Subject Area Astrophysics and Astronomy
Term from 2005 to 2011
Project identifier Deutsche Forschungsgemeinschaft (DFG) - Project number 5448583
 
Final Report Year 2012

Final Report Abstract

Understanding how galaxies form and grow within the hierarchical framework of Cold Dark Matter remains a great challenge. Over the past six years, our ambitious program of near-infrared imaging spectroscopy with SINFONI at the ESO VLT and of millimeter interferometry at the IRAM Plateau de Bure of massive high-redshift star-forming galaxies has made substantial contributions, advancing our knowledge about the internal workings of galaxies in the early Universe.

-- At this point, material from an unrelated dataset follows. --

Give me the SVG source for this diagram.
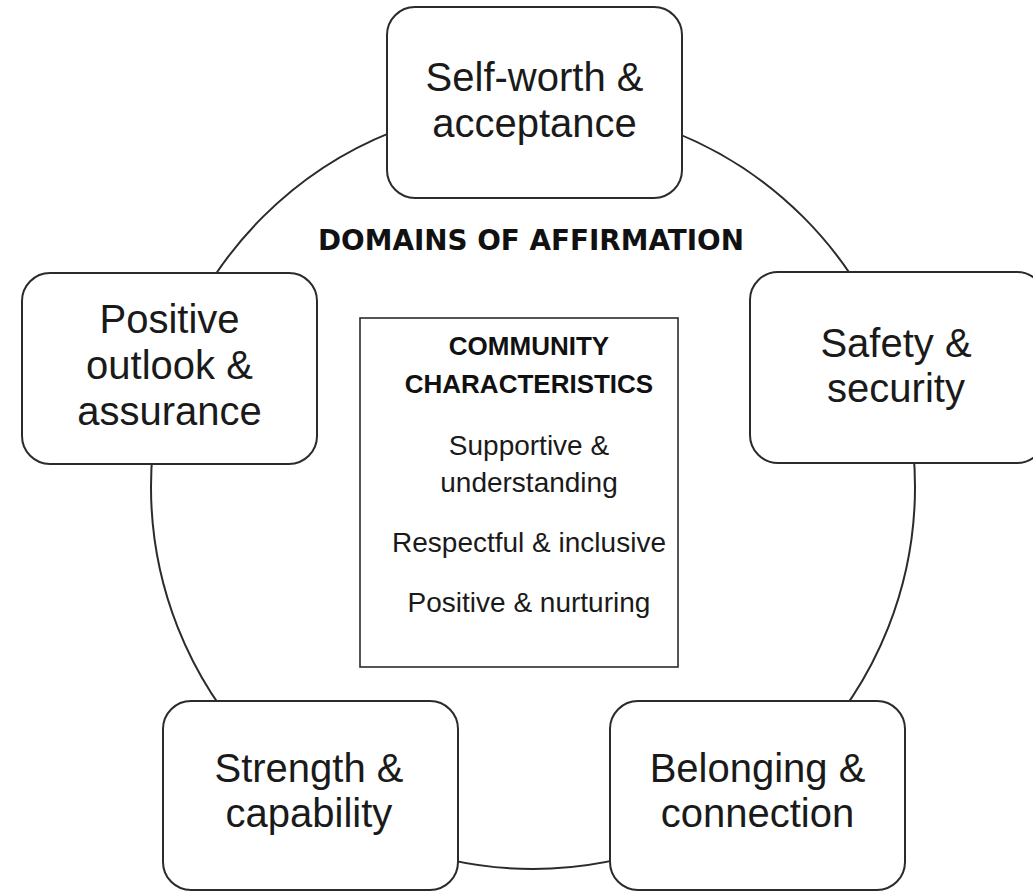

It has revealed the dynamics and properties of well over 100 distant galaxies in unprecendented detail, including the exciting discovery of a significant population of turbulent gas-rich disks at z∼2, whose evolution appears to be driven by efficient secular processes and whose star formation may be fueled by fairly smooth but rapid gas accretion via “cold flows.” The results are shedding new light on the origin of the massive spheroid and disk components of today’s galaxies, the connection between bulge and disk formation, and the physical processes driving mass accretion, star formation, chemical enrichment, and feedback from star formation and AGN activity at early cosmic times.